Sharp edges on metal concentrate force into a very small area so cutting tools perform efficiently and predictably. Proper bevel geometry, base material selection, and precise heat treatment determine how a blade performs and how long it stays functional.
- Force concentration: finer tips reduce required cutting pressure and improve control.
- Edge geometry: bevel angle and micro-geometry balance sharpness and toughness.
- Materials & heat treatment: set hardness and wear resistance for reliable edge retention.
- Maintenance: regular honing and correct sharpening prolong service life and safety.
The science behind sharp edges: How edge geometry affects performance
Edge geometry governs how a blade engages material. A narrower bevel reduces contact area and thus the force required to initiate a cut.
Conversely, a wider bevel adds material behind the tip so the edge resists deformation and chipping under load. Designers choose angles to match expected stresses.
Bevel angles and micro-geometry
Typical bevels for hand knives and shears range roughly 15° to 25° per side. Lower angles create keener cuts but trade off impact resistance and edge stability.
At the microscopic level, the tip thickness measures in microns. Micro-serrations and burrs determine initial bite and cut smoothness; progressive polishing reduces drag and refines the cut line.
How hardness and toughness interact
Hardness lets an edge resist wear; toughness limits chipping under impact. Manufacturers tune both through chemistry and controlled thermal cycles to reach target hardness values.
For measurement context, see Rockwell hardness scale, which technicians use to quantify the trade-off between hardness and toughness in cutting tools.

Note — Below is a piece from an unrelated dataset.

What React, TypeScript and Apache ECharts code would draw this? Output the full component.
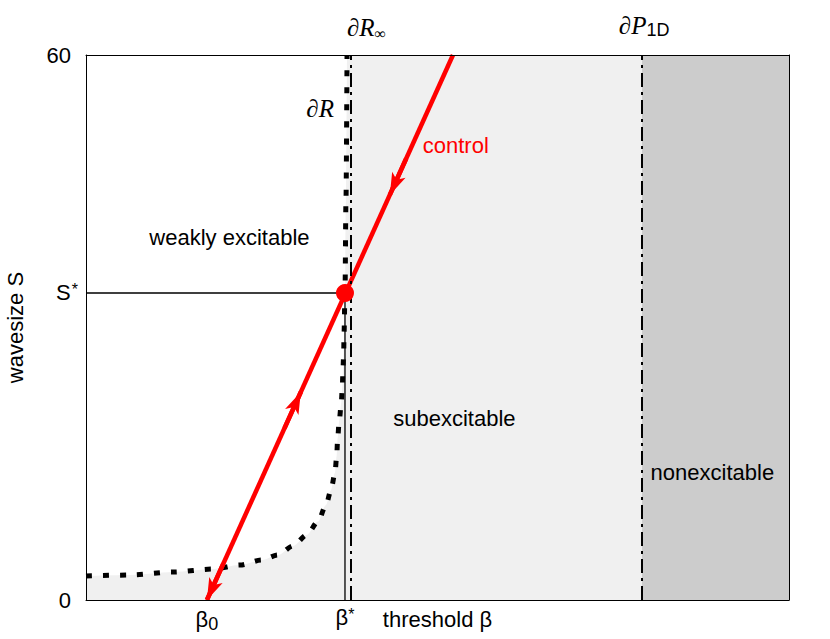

Materials, heat treatment, and manufacturing processes
Steel type and heat treatment set the baseline for a durable edge. Carbon content, alloying elements, and quench/tempering cycles create microstructures that govern wear and fracture behavior.
Manufacturing steps such as forging, precision grinding, and controlled cryogenic treatments refine grain structure and reduce residual stress. Those steps determine how a finished tip holds up in service.
Common blade materials and why they matter
High-carbon steels form fine edges easily but need corrosion control in wet environments. Stainless alloys sacrifice some retention for corrosion resistance and lower maintenance.
Tool steels and powder metallurgy grades deliver superior wear resistance for industrial cutters. For foundational theory on metal behavior, consult metallurgy.
Heat treatment basics
Heat treatment adjusts hardness and toughness using austenitizing, quenching, and tempering cycles. Small changes in temperature and time yield measurable shifts in performance.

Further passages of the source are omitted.